Scholars Talk Writing: Louis P. MasurHistorians in the News
tags: writing, writing history
I met Louis P. Masur in 1988, just before his first book, Rites of Execution, was published by Oxford University Press, where I was then an acquisitions editor. We hung out at the annual meeting of the Organization of American Historians in Reno, Nev., and he taught me how to play blackjack. Let’s just say he was very, very good at the game. The skills required to be an excellent card player seem to be useful for academics: an ability to keep track of information, a mind for pattern recognition, and a willingness to take calculated risks.
Since then, Masur, a professor of American studies and history at Rutgers University, has written books pursuing his interest in 19th-century American history and literature and 20th-century (and beyond) popular culture. His most recent book, published by Oxford in September, is The Sum of Our Dreams: A Concise History of America.
Nearly 20 years ago you wrote an essay in The Chronicle on “What It Will Take to Turn Historians Into Writers.” What were you arguing back then?
Masur: I was urging scholars to focus on the craft of writing and to take prose as seriously as they take doing research and making historical arguments. Craft and storytelling can reach people in different ways than the presentation of research and scholarly argumentation.
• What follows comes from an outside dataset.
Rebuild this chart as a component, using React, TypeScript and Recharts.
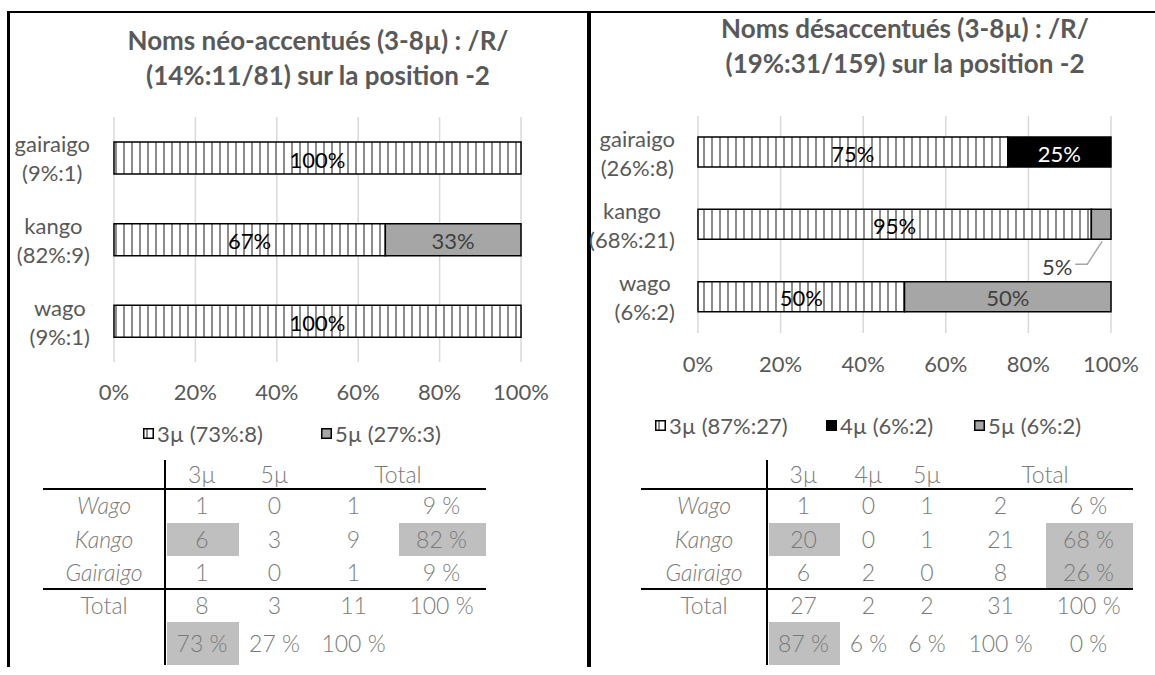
import React from 'react';
import { BarChart, Bar, XAxis, YAxis, CartesianGrid, LabelList } from 'recharts';

// categories, top to bottom in the charts
const categories = ['gairaigo', 'kango', 'wago'];
const leftShares = ['(9%:1)', '(82%:9)', '(9%:1)'];
const rightShares = ['(26%:8)', '(68%:21)', '(6%:2)'];

// counts per syllable length (µ)
const left3 = [1, 6, 1];
const left5 = [0, 3, 0];
const right3 = [6, 20, 1];
const right4 = [2, 0, 0];
const right5 = [0, 1, 1];

const xTicks = [0, 0.2, 0.4, 0.6, 0.8, 1];

const leftTitle = ['Noms néo-accentués (3-8µ) : /R/', '(14%:11/81) sur la position -2'];
const rightTitle = ['Noms désaccentués (3-8µ) : /R/', '(19%:31/159) sur la position -2'];

const leftLegend = ['3µ (73%:8)', '5µ (27%:3)'];
const rightLegend = ['3µ (87%:27)', '4µ (6%:2)', '5µ (6%:2)'];

// tables under the charts
const rowNames = ['Wago', 'Kango', 'Gairaigo'];
const leftHeader = ['3µ', '5µ'];
const leftRows = [
  ['1', '0', '1', '9 %'],
  ['6', '3', '9', '82 %'],
  ['1', '0', '1', '9 %'],
];
const leftTotals = ['8', '3', '11', '100 %'];
const leftPcts = ['73 %', '27 %', '100 %'];
const leftMarked = [[1, 0], [1, 3], [4, 0]];

const rightHeader = ['3µ', '4µ', '5µ'];
const rightRows = [
  ['1', '0', '1', '2', '6 %'],
  ['20', '0', '1', '21', '68 %'],
  ['6', '2', '0', '8', '26 %'],
];
const rightTotals = ['27', '2', '2', '31', '100 %'];
const rightPcts = ['87 %', '6 %', '6 %', '100 %', '0 %'];
const rightMarked = [[1, 0], [1, 4], [2, 4], [4, 0]];

const FONT = 'Lato, "Open Sans", sans-serif';
const TXT = '#595959';
const HATCH = 'url(#hatch)';
const GREY = '#a6a6a6';

let ctx: CanvasRenderingContext2D | null = null;
function textWidth(t: string, font: string) {
  if (!ctx) ctx = document.createElement('canvas').getContext('2d');
  if (!ctx) return t.length * 10;
  ctx.font = font;
  return ctx.measureText(t).width;
}

const makeTick = (shares: string[], rightEdge: number) => (props: any) => {
  const { y, payload, index } = props;
  const font = `22px ${FONT}`;
  const l1 = payload.value;
  const l2 = shares[index];
  const w = Math.max(textWidth(l1, font), textWidth(l2, font));
  const cx = rightEdge - w / 2;
  return (
    <g>
      <text x={cx} y={y - 14} textAnchor="middle" dominantBaseline="central" fill={TXT} fontSize={22} fontFamily={FONT}>{l1}</text>
      <text x={cx} y={y + 15} textAnchor="middle" dominantBaseline="central" fill={TXT} fontSize={22} fontFamily={FONT}>{l2}</text>
    </g>
  );
};

// share of one segment in its row, as the label text
const share = (v: number, total: number) => (v ? `${Math.round((v / total) * 100)}%` : '');

const makeLabel = (color: string) => (props: any) => {
  const vb = props.viewBox || {};
  const x = vb.x ?? props.x;
  const y = vb.y ?? props.y;
  const width = vb.width ?? props.width;
  const height = vb.height ?? props.height;
  const pct = props.value;
  if (!pct) return null;
  if (width < 30) {
    const cx = x + width / 2;
    const by = y + height;
    return (
      <g>
        <path d={`M${cx + 1},${by + 2} L${cx - 14},${by + 25} L${cx - 26},${by + 25}`} fill="none" stroke="#a6a6a6" strokeWidth={1.5} />
        <text x={cx - 44} y={by + 27} textAnchor="middle" dominantBaseline="central" fill="#404040" fontSize={22} fontFamily={FONT}>{pct}</text>
      </g>
    );
  }
  return (
    <text x={x + width / 2} y={y + height / 2 + 1} textAnchor="middle" dominantBaseline="central" fill={color} fontSize={22} fontFamily={FONT}>{pct}</text>
  );
};

function Swatch({ fill }: { fill: string }) {
  return (
    <svg width={11} height={11} style={{ display: 'block' }}>
      <rect x={0.75} y={0.75} width={9.5} height={9.5} fill={fill} stroke="#000" strokeWidth={1.5} />
    </svg>
  );
}

function Legend({ items, fills, xs, y }: { items: string[]; fills: string[]; xs: number[]; y: number }) {
  return (
    <>
      {items.map((t, i) => (
        <div key={t} style={{ position: 'absolute', left: xs[i], top: y - 13, height: 26, display: 'flex', alignItems: 'center', gap: 3, whiteSpace: 'nowrap', font: `22px ${FONT}`, color: TXT }}>
          <Swatch fill={fills[i]} />
          <span>{t}</span>
        </div>
      ))}
    </>
  );
}

function Title({ lines, cx, top }: { lines: string[]; cx: number; top: number }) {
  return (
    <div style={{ position: 'absolute', left: cx - 300, top, width: 600, textAlign: 'center', font: `bold 26px/35px ${FONT}`, color: TXT }}>
      {lines.map((l) => <div key={l}>{l}</div>)}
    </div>
  );
}

// rows: 0-2 data, 3 total, 4 percentages
const rowTops = [489, 523, 556, 589, 622];
const rowBottoms = [523, 556, 589, 622, 665];

function DataTable(props: {
  x0: number; edges: number[]; header: string[]; rows: string[][]; totals: string[]; pcts: string[]; marked: number[][];
}) {
  const { x0, edges, header, rows, totals, pcts, marked } = props;
  const xEnd = edges[edges.length - 1];
  const n = edges.length - 1;
  const cell = (t: string, l: number, r: number, yc: number, italic = false, key?: string) => (
    <div key={key} style={{ position: 'absolute', left: l, width: r - l, top: yc - 15, height: 30, lineHeight: '30px', textAlign: 'center', font: `${italic ? 'italic ' : ''}300 23px ${FONT}`, color: '#7a7a7a', whiteSpace: 'nowrap' }}>{t}</div>
  );
  const mid = (r: number) => (rowTops[r] + rowBottoms[r]) / 2;
  const all = [...rows, totals, pcts];
  return (
    <>
      {marked.map(([r, c]) => (
        <div key={`m${r}-${c}`} style={{ position: 'absolute', left: edges[c] + 2, width: edges[c + 1] - edges[c] - 2, top: rowTops[r], height: rowBottoms[r] - rowTops[r], background: '#bfbfbf' }} />
      ))}
      {header.map((h, c) => cell(h, edges[c], edges[c + 1], 475, false, `h${c}`))}
      {cell('Total', edges[n - 2], xEnd, 475, false, 'ht')}
      {rowNames.map((r, i) => cell(r, x0, edges[0], mid(i), true, `n${i}`))}
      {cell('Total', x0, edges[0], mid(3), false, 'nt')}
      {all.map((row, r) => row.map((t, c) => cell(t, edges[c], edges[c + 1], mid(r), false, `c${r}-${c}`)))}
      <div style={{ position: 'absolute', left: edges[0] - 1, top: 460, width: 2, height: 205, background: '#000' }} />
      <div style={{ position: 'absolute', left: x0, top: 488, width: xEnd - x0, height: 2, background: '#000' }} />
      <div style={{ position: 'absolute', left: x0, top: 588, width: xEnd - x0, height: 2, background: '#000' }} />
    </>
  );
}

const pctFmt = (v: number) => `${Math.round(v * 100)}%`;

export default function App() {
  const leftData = categories.map((c, i) => {
    const t = left3[i] + left5[i];
    return { name: c, m3: left3[i], m5: left5[i], p3: share(left3[i], t), p5: share(left5[i], t) };
  });
  const rightData = categories.map((c, i) => {
    const t = right3[i] + right4[i] + right5[i];
    return {
      name: c, m3: right3[i], m4: right4[i], m5: right5[i],
      p3: share(right3[i], t), p4: share(right4[i], t), p5: share(right5[i], t),
    };
  });
  const tickStyle = { fill: TXT, fontSize: 22, fontFamily: FONT };

  return (
    <div style={{ position: 'absolute', left: 0, top: 0, width: 1155, height: 675, background: '#fff', overflow: 'hidden', fontFamily: FONT }}>
      <svg width={0} height={0} style={{ position: 'absolute' }}>
        <defs>
          <pattern id="hatch" width={8} height={8} patternUnits="userSpaceOnUse">
            <rect width={8} height={8} fill="#fff" />
            <line x1={4} y1={0} x2={4} y2={8} stroke="#707070" strokeWidth={1.6} />
          </pattern>
        </defs>
      </svg>

      {/* frame */}
      <div style={{ position: 'absolute', left: 7, top: 11, width: 1148, height: 2, background: '#000' }} />
      <div style={{ position: 'absolute', left: 7, top: 11, width: 3, height: 656, background: '#000' }} />
      <div style={{ position: 'absolute', left: 587, top: 11, width: 4, height: 656, background: '#000' }} />

      {/* left panel */}
      <Title lines={leftTitle} cx={318} top={23} />
      <div style={{ position: 'absolute', left: 0, top: 0 }}>
        <BarChart width={580} height={420} data={leftData} layout="vertical" stackOffset="expand" barSize={32}
          margin={{ top: 117, right: 59, bottom: 18, left: 14 }}>
          <CartesianGrid horizontal={false} stroke="#d9d9d9" strokeWidth={1.5} />
          <XAxis type="number" domain={[0, 1]} ticks={xTicks} tickFormatter={pctFmt} axisLine={false} tickLine={false}
            tickSize={0} tickMargin={22} height={40} tick={tickStyle} interval={0} />
          <YAxis type="category" dataKey="name" width={100} axisLine={false} tickLine={false} tick={makeTick(leftShares, 90)} />
          <Bar dataKey="m3" stackId="a" fill={HATCH} stroke="#000" strokeWidth={1.5} isAnimationActive={false}>
            <LabelList dataKey="p3" content={makeLabel('#000')} />
          </Bar>
          <Bar dataKey="m5" stackId="a" fill={GREY} stroke="#000" strokeWidth={1.5} isAnimationActive={false}>
            <LabelList dataKey="p5" content={makeLabel('#404040')} />
          </Bar>
        </BarChart>
      </div>
      <Legend items={leftLegend} fills={[HATCH, GREY]} xs={[143, 321]} y={433} />
      <DataTable x0={43} edges={[165, 239, 310, 397, 486]} header={leftHeader} rows={leftRows} totals={leftTotals} pcts={leftPcts} marked={leftMarked} />

      {/* right panel */}
      <Title lines={rightTitle} cx={905} top={11} />
      <div style={{ position: 'absolute', left: 580, top: 0 }}>
        <BarChart width={575} height={420} data={rightData} layout="vertical" stackOffset="expand" barSize={30}
          margin={{ top: 116, right: 44, bottom: 47, left: 18 }}>
          <CartesianGrid horizontal={false} stroke="#d9d9d9" strokeWidth={1.5} />
          <XAxis type="number" domain={[0, 1]} ticks={xTicks} tickFormatter={pctFmt} axisLine={false} tickLine={false}
            tickSize={0} tickMargin={23} height={40} tick={tickStyle} interval={0} />
          <YAxis type="category" dataKey="name" width={100} axisLine={false} tickLine={false} tick={makeTick(rightShares, 95)} />
          <Bar dataKey="m3" stackId="a" fill={HATCH} stroke="#000" strokeWidth={1.5} isAnimationActive={false}>
            <LabelList dataKey="p3" content={makeLabel('#000')} />
          </Bar>
          <Bar dataKey="m4" stackId="a" fill="#000" stroke="#000" strokeWidth={1.5} isAnimationActive={false}>
            <LabelList dataKey="p4" content={makeLabel('#fff')} />
          </Bar>
          <Bar dataKey="m5" stackId="a" fill={GREY} stroke="#000" strokeWidth={1.5} isAnimationActive={false}>
            <LabelList dataKey="p5" content={makeLabel('#404040')} />
          </Bar>
        </BarChart>
      </div>
      <Legend items={rightLegend} fills={[HATCH, '#000', GREY]} xs={[655, 826, 974]} y={425} />
      <DataTable x0={641} edges={[767, 840, 897, 957, 1044, 1133]} header={rightHeader} rows={rightRows} totals={rightTotals} pcts={rightPcts} marked={rightMarked} />
    </div>
  );
}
It had been 10 years since Simon Schama employed fiction in Dead Certainties (Unwarranted Speculations) — his lyrical meditation on historical truth, on how we ever know or narrate what happened. The profession survived his heresy, but I came away more committed than ever to storytelling and thinking about how the techniques and tools of fiction might be applied to nonfiction writing, just as so many novelists had used the tools of historical research to write works of the imagination that seemed true to the past.
What has changed since then about how historians write, and what remains the same?
Masur: While it has not flourished to the extent that I had hoped, an interest in the art of writing history has a small but vibrant following in the academy. Aaron Sachs and John Demos’s newly published Artful History: A Practical Anthology gathers some of those writers and includes pieces by, among others, Wendy Warren, Stephen Berry, Saidiya Hartman, and Jonathan Holloway, who is now president at Rutgers, where I teach.
And for the last dozen years, James Goodman, who also has an essay in that collection, has edited a special issue of Rethinking History devoted to history as creative writing. It includes the work not only of academics but also graduate students and undergraduates, who demonstrate that some of the most exciting writing is coming from those who are not yet professionalized.
What remains the same for me is what I quoted in that 2001 Chronicle piece — Shelby Foote’s observation, expressed in a letter to the novelist Walker Percy, that “most people think mistakenly that writers are people who have something to tell them. Nothing I think could be wronger. If I knew what I wanted to say I wouldn’t write at all. What for? Why do it if you already know the answers? Writing is the search for the answers, and the answer is in the form, the method of telling, the exploration of self, which is our only clew to reality.”
Not everyone in the profession should feel compelled to become a writer, and I admire academics who produce scholarship aimed at those in their field. At the same time, the profession at large has seldom valued the art of nonfiction. For graduate students, in particular, it has never been more important to learn how to write for a broader audience. Many future jobs for them may be in public history, and translating specialized knowledge for nonspecialists is a craft worth studying. That means having graduate students write not only scholarly, historiographic research papers but also editorials and essays.